(Code that draws figures)
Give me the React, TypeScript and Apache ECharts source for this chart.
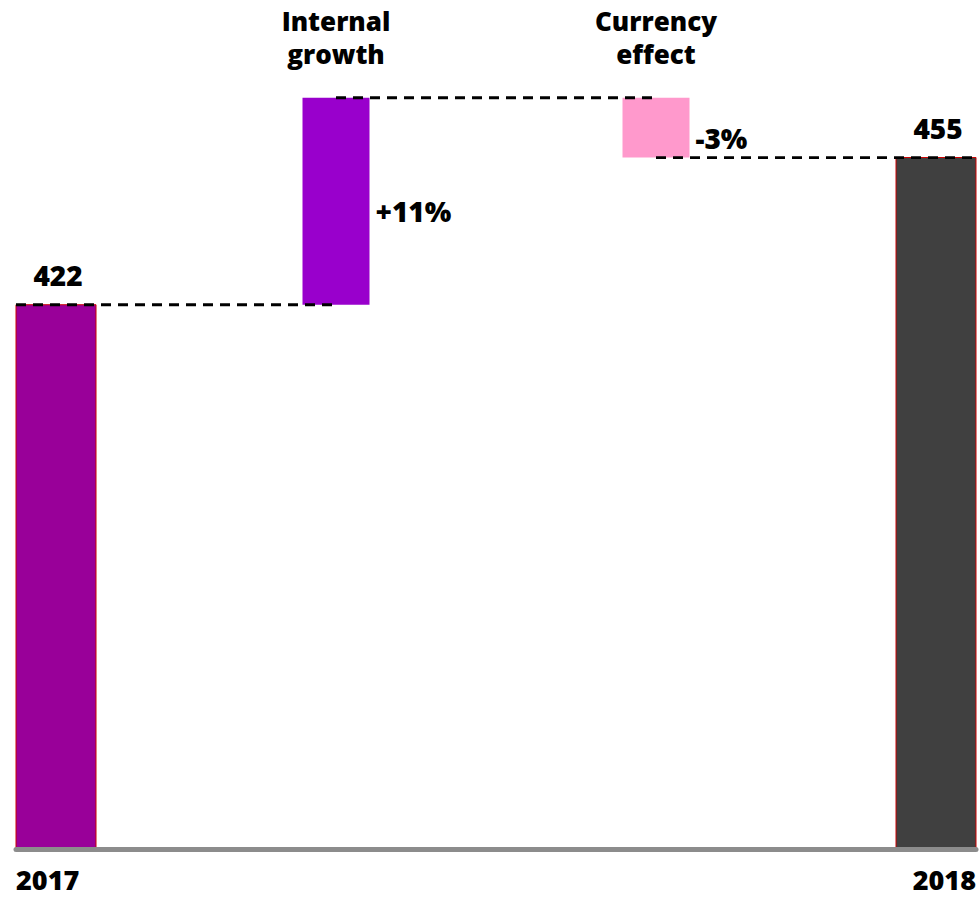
import React, { useEffect, useRef } from "react";
import * as echarts from "echarts";

// ---- data ----
const categories = ["2017", "Internal\ngrowth", "Currency\neffect", "2018"];
const kinds = ["total", "delta", "delta", "total"];
const barValues = [422, 46.4, -13.4, 455];
const valueLabels = ["422", "+11%", "-3%", "455"];
const barColors = ["#990099", "#9900CC", "#FF99CC", "#404040"];
const Y_MIN = 300;
const Y_MAX = 480;

// waterfall rows: [index, start, end]
const rows: number[][] = [];
{
  let running = 0;
  barValues.forEach((v, i) => {
    if (kinds[i] === "total") {
      rows.push([i, Y_MIN, v]);
      running = v;
    } else {
      rows.push([i, running, running + v]);
      running = running + v;
    }
  });
}

const FONT = "'Open Sans', 'Liberation Sans', sans-serif";
const WEIGHT = 800;

export default function App() {
  const ref = useRef<HTMLDivElement>(null);
  useEffect(() => {
    if (!ref.current) return;
    const chart = echarts.init(ref.current, undefined, { renderer: "svg" });
    const last = categories.length - 1;

    const option: any = {
      animation: false,
      backgroundColor: "#ffffff",
      textStyle: { fontFamily: FONT },
      grid: { left: 16, right: 2, top: 46, bottom: 48, containLabel: false },
      xAxis: [
        {
          type: "category",
          data: categories,
          boundaryGap: false,
          position: "bottom",
          axisLine: { show: true, lineStyle: { color: "#8c8c8c", width: 5 } },
          axisTick: { show: false },
          splitLine: { show: false },
          axisLabel: {
            interval: 0,
            margin: 18,
            color: "#000",
            fontFamily: FONT,
            fontWeight: WEIGHT,
            fontSize: 27,
            lineHeight: 24,
            alignMinLabel: "left",
            alignMaxLabel: "right",
            formatter: (v: string, idx: number) => (kinds[idx] === "total" ? v : ""),
          },
          z: 10,
        },
        {
          type: "category",
          data: categories,
          boundaryGap: false,
          position: "top",
          offset: -24,
          axisLine: { show: false },
          axisTick: { show: false },
          splitLine: { show: false },
          axisLabel: {
            interval: 0,
            margin: 0,
            color: "#000",
            fontFamily: FONT,
            fontWeight: WEIGHT,
            fontSize: 26,
            lineHeight: 33,
            formatter: (v: string, idx: number) => (kinds[idx] === "delta" ? v : ""),
          },
        },
      ],
      yAxis: {
        type: "value",
        min: Y_MIN,
        max: Y_MAX,
        show: false,
        splitLine: { show: false },
      },
      series: [
        {
          type: "custom",
          xAxisIndex: 0,
          encode: { x: 0, y: [1, 2] },
          data: rows,
          z: 2,
          renderItem: (params: any, api: any) => {
            const i = api.value(0);
            const s = api.value(1);
            const e = api.value(2);
            const p0 = api.coord([i, s]);
            const p1 = api.coord([i, e]);
            const isTotal = kinds[i] === "total";
            const w = isTotal ? 80 : 67;
            let x = p0[0] - w / 2;
            if (i === 0) x = p0[0];
            if (i === last) x = p0[0] - w;
            const yTop = Math.min(p0[1], p1[1]);
            const h = Math.abs(p0[1] - p1[1]);
            const children: any[] = [
              {
                type: "rect",
                shape: { x, y: yTop, width: w, height: h },
                style: {
                  fill: barColors[i],
                  stroke: isTotal ? "#CC0000" : null,
                  lineWidth: isTotal ? 1 : 0,
                },
              },
            ];
            if (isTotal) {
              children.push({
                type: "text",
                style: {
                  text: valueLabels[i],
                  x: x + w / 2 + 2,
                  y: yTop - 16,
                  align: "center",
                  verticalAlign: "bottom",
                  fill: "#000",
                  font: `${WEIGHT} 28px ${FONT}`,
                },
              });
            } else {
              children.push({
                type: "text",
                style: {
                  text: valueLabels[i],
                  x: x + w + 6,
                  y: yTop + h / 2 + 10,
                  align: "left",
                  verticalAlign: "middle",
                  fill: "#000",
                  font: `${WEIGHT} 28px ${FONT}`,
                },
              });
            }
            return { type: "group", children };
          },
        },
        {
          type: "custom",
          xAxisIndex: 0,
          encode: { x: 0, y: 2 },
          data: rows,
          z: 5,
          renderItem: (params: any, api: any) => {
            const i = api.value(0);
            if (i >= last) return null;
            const e = api.value(2);
            const a = api.coord([i, e]);
            const b = api.coord([i + 1, e]);
            return {
              type: "line",
              shape: { x1: a[0], y1: a[1], x2: b[0], y2: b[1] },
              style: { stroke: "#000", lineWidth: 2.8, lineDash: [10, 7] },
            };
          },
        },
      ],
    };
    chart.setOption(option);
    return () => chart.dispose();
  }, []);

  return (
    <div
      ref={ref}
      style={{ position: "fixed", left: 0, top: 0, width: 979, height: 897, background: "#fff" }}
    />
  );
}
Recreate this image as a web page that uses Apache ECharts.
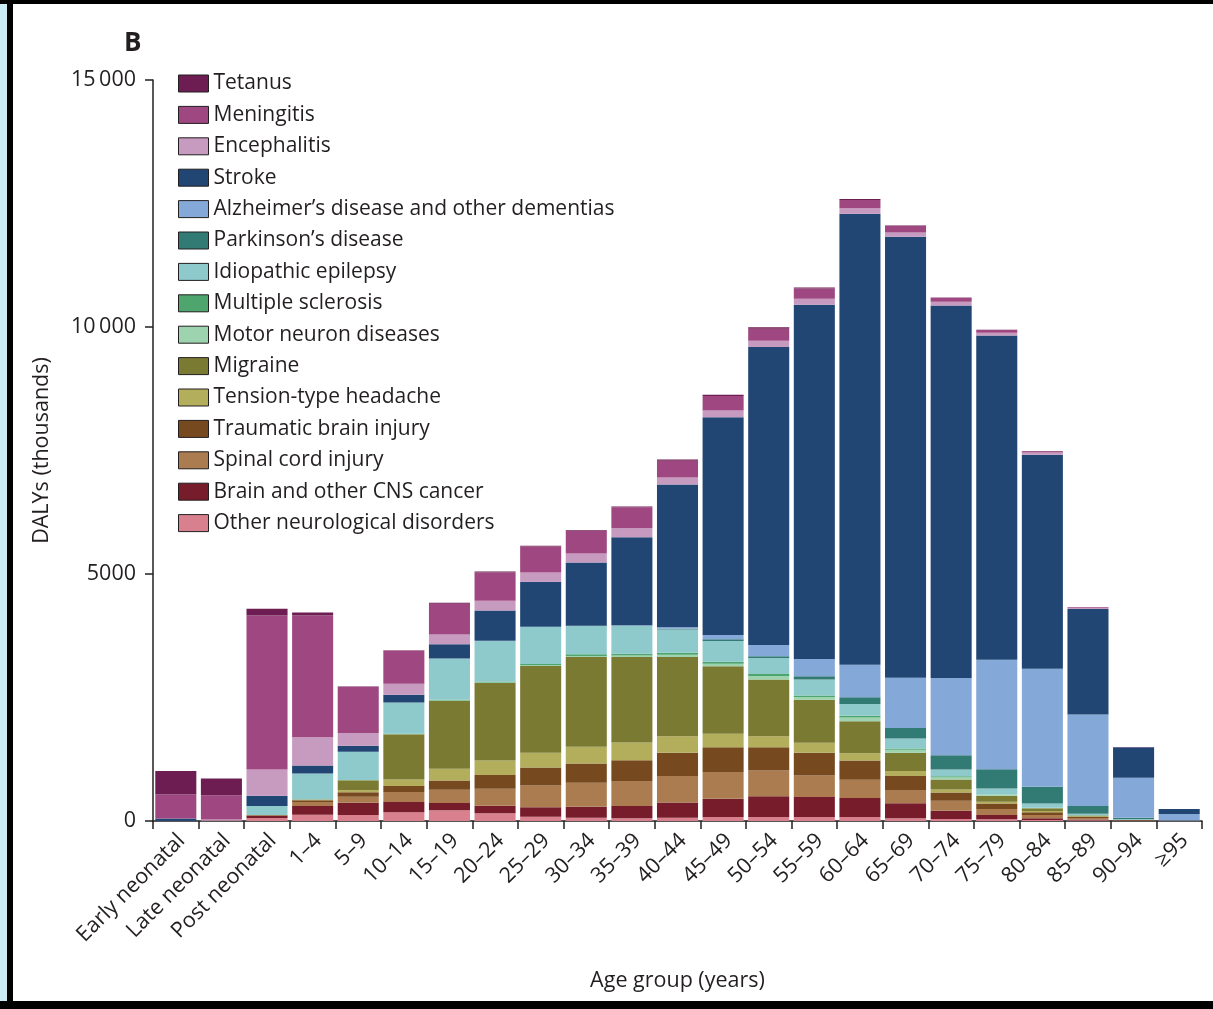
<!DOCTYPE html>
<html>
<head>
<meta charset="utf-8">
<script src="https://cdn.jsdelivr.net/npm/echarts@6/dist/echarts.min.js"></script>
<style>
html,body{margin:0;padding:0;background:#fff;}
#wrap{position:relative;width:1213px;height:1009px;overflow:hidden;background:#fff;}
#chart{position:absolute;left:0;top:0;width:1213px;height:1009px;}
.bar{position:absolute;background:#000;}
</style>
</head>
<body>
<div id="wrap">
<div id="chart"></div>
<div class="bar" style="left:0;top:0;width:7px;height:1009px;background:#c9ecf7;"></div>
<div class="bar" style="left:7px;top:0;width:6px;height:1009px;"></div>
<div class="bar" style="left:0;top:0;width:1213px;height:4px;"></div>
<div class="bar" style="left:0;top:1001px;width:1213px;height:8px;"></div>
</div>
<script>
const categories = ["Early neonatal","Late neonatal","Post neonatal","1–4","5–9","10–14","15–19","20–24","25–29","30–34","35–39","40–44","45–49","50–54","55–59","60–64","65–69","70–74","75–79","80–84","85–89","90–94","≥95"];

const yTicks = [0, 5000, 10000, 15000];

// values in thousands of DALYs, bottom of stack first
const otherNeuro   = [0,10,60,128,120,176,216,155,87,67,54,67,81,81,81,81,54,40,34,20,15,5,2];
const brainCancer  = [0,0,40,175,250,208,148,155,189,222,249,310,370,418,404,384,303,168,87,34,15,3,1];
const spinalCord   = [0,0,10,81,120,202,269,343,444,485,505,532,539,525,438,370,269,202,121,67,30,5,1];
const traumaticBI  = [0,0,10,34,90,121,189,276,364,390,424,471,505,471,458,390,283,168,114,54,25,5,1];
const tensionHead  = [0,0,0,5,45,135,236,296,296,337,357,337,269,222,202,148,101,61,34,27,10,2,0];
const migraine     = [0,0,0,10,200,915,1373,1569,1757,1818,1731,1602,1367,1145,869,646,370,202,121,54,15,2,0];
const motorNeuron  = [0,0,2,5,5,5,8,12,15,22,30,45,54,75,60,75,60,47,20,10,3,1,0];
const multScler    = [0,0,0,0,2,5,15,20,25,32,37,42,40,39,27,39,27,20,7,3,1,0,0];
const epilepsy     = [0,0,182,525,570,632,835,821,754,572,559,471,418,323,323,236,202,135,121,87,34,10,2];
const parkinson    = [0,0,0,0,0,0,0,2,3,5,8,15,34,34,67,135,215,289,390,337,155,34,5];
const alzheimer    = [0,0,0,0,0,0,0,0,0,3,8,30,87,229,350,660,1016,1562,2215,2390,1852,808,128];
const stroke       = [50,0,209,162,120,155,289,613,909,1279,1784,2889,4410,6033,7171,9130,8928,7541,6565,4329,2135,620,101];
const encephalitis = [0,20,532,572,260,222,196,195,188,182,182,141,135,128,121,108,87,74,54,45,20,0,0];
const meningitis   = [485,491,3117,2464,930,673,626,572,525,458,424,343,296,242,209,168,128,81,54,30,15,3,1];
const tetanus      = [478,337,135,61,10,10,20,20,15,15,15,25,25,30,20,20,13,8,5,3,1,0,0];

const stackOrder = [
  ["Other neurological disorders", otherNeuro, "#d9808e"],
  ["Brain and other CNS cancer", brainCancer, "#761c2a"],
  ["Spinal cord injury", spinalCord, "#aa7c50"],
  ["Traumatic brain injury", traumaticBI, "#764a1e"],
  ["Tension-type headache", tensionHead, "#b2ae5c"],
  ["Migraine", migraine, "#7b7a33"],
  ["Motor neuron diseases", motorNeuron, "#9dd3ae"],
  ["Multiple sclerosis", multScler, "#4ea56e"],
  ["Idiopathic epilepsy", epilepsy, "#8ecacb"],
  ["Parkinson’s disease", parkinson, "#327a74"],
  ["Alzheimer’s disease and other dementias", alzheimer, "#84a8d8"],
  ["Stroke", stroke, "#214674"],
  ["Encephalitis", encephalitis, "#c79ac0"],
  ["Meningitis", meningitis, "#9e4781"],
  ["Tetanus", tetanus, "#6e1d52"]
];

const FONT = "Open Sans";
const TXT = "#231f20";

const series = stackOrder.map(([name, data, color]) => ({
  name, type: "bar", stack: "total", data,
  barCategoryGap: "10%",
  itemStyle: { color },
  emphasis: { disabled: true }
}));

const chart = echarts.init(document.getElementById("chart"), null, { renderer: "canvas" });
chart.setOption({
  animation: false,
  backgroundColor: "#fff",
  title: {
    text: "B", left: 119, top: 26,
    textStyle: { fontFamily: FONT, fontWeight: "bold", fontSize: 26, color: TXT }
  },
  legend: {
    data: stackOrder.map(s => s[0]).slice().reverse(),
    orient: "vertical", left: 178, top: 73, padding: 0,
    itemWidth: 30, itemHeight: 17, itemGap: 10.4,
    icon: "rect",
    itemStyle: { borderColor: "#231f20", borderWidth: 1 },
    textStyle: { fontFamily: FONT, fontSize: 21, color: TXT, lineHeight: 21 },
    selectedMode: false
  },
  grid: { left: 153, right: 11, top: 80, bottom: 188, containLabel: false },
  xAxis: {
    type: "category", data: categories,
    name: "Age group (years)", nameLocation: "middle", nameGap: 149,
    nameTextStyle: { fontFamily: FONT, fontSize: 21.5, color: TXT },
    axisLine: { lineStyle: { color: TXT, width: 1.5 } },
    axisTick: { show: true, length: 8, lineStyle: { color: TXT, width: 1.5 } },
    axisLabel: { rotate: 45, fontFamily: FONT, fontSize: 21.5, color: TXT, margin: 22, padding: [0, -8, 0, 0], interval: 0 }
  },
  yAxis: {
    type: "value", min: 0, max: 15000, interval: 5000,
    name: "DALYs (thousands)", nameLocation: "middle", nameGap: 100, nameRotate: 90,
    nameTextStyle: { fontFamily: FONT, fontSize: 21.5, color: TXT },
    axisLine: { show: true, lineStyle: { color: TXT, width: 1.5 } },
    axisTick: { show: true, length: 8, lineStyle: { color: TXT, width: 1.5 } },
    splitLine: { show: false },
    axisLabel: {
      fontFamily: FONT, fontSize: 21.5, color: TXT, margin: 17,
      formatter: v => yTicks.includes(v) ? (v >= 10000 ? String(v).slice(0, 2) + "\u2009" + String(v).slice(2) : String(v)) : ""
    }
  },
  series
});
</script>
</body>
</html>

* **WHAT NEEDS TO BE DONE**:
Exclude any pictures, and restate word for word the lines from the one containing "Recreate this image" through the one containing "const yTicks = [0, 5000, 10000, 15000];", both included.

* **TASK ANSWER**:
Recreate this image as a web page that uses Apache ECharts.
<!DOCTYPE html>
<html>
<head>
<meta charset="utf-8">
<script src="https://cdn.jsdelivr.net/npm/echarts@6/dist/echarts.min.js"></script>
<style>
html,body{margin:0;padding:0;background:#fff;}
#wrap{position:relative;width:1213px;height:1009px;overflow:hidden;background:#fff;}
#chart{position:absolute;left:0;top:0;width:1213px;height:1009px;}
.bar{position:absolute;background:#000;}
</style>
</head>
<body>
<div id="wrap">
<div id="chart"></div>
<div class="bar" style="left:0;top:0;width:7px;height:1009px;background:#c9ecf7;"></div>
<div class="bar" style="left:7px;top:0;width:6px;height:1009px;"></div>
<div class="bar" style="left:0;top:0;width:1213px;height:4px;"></div>
<div class="bar" style="left:0;top:1001px;width:1213px;height:8px;"></div>
</div>
<script>
const categories = ["Early neonatal","Late neonatal","Post neonatal","1–4","5–9","10–14","15–19","20–24","25–29","30–34","35–39","40–44","45–49","50–54","55–59","60–64","65–69","70–74","75–79","80–84","85–89","90–94","≥95"];

const yTicks = [0, 5000, 10000, 15000];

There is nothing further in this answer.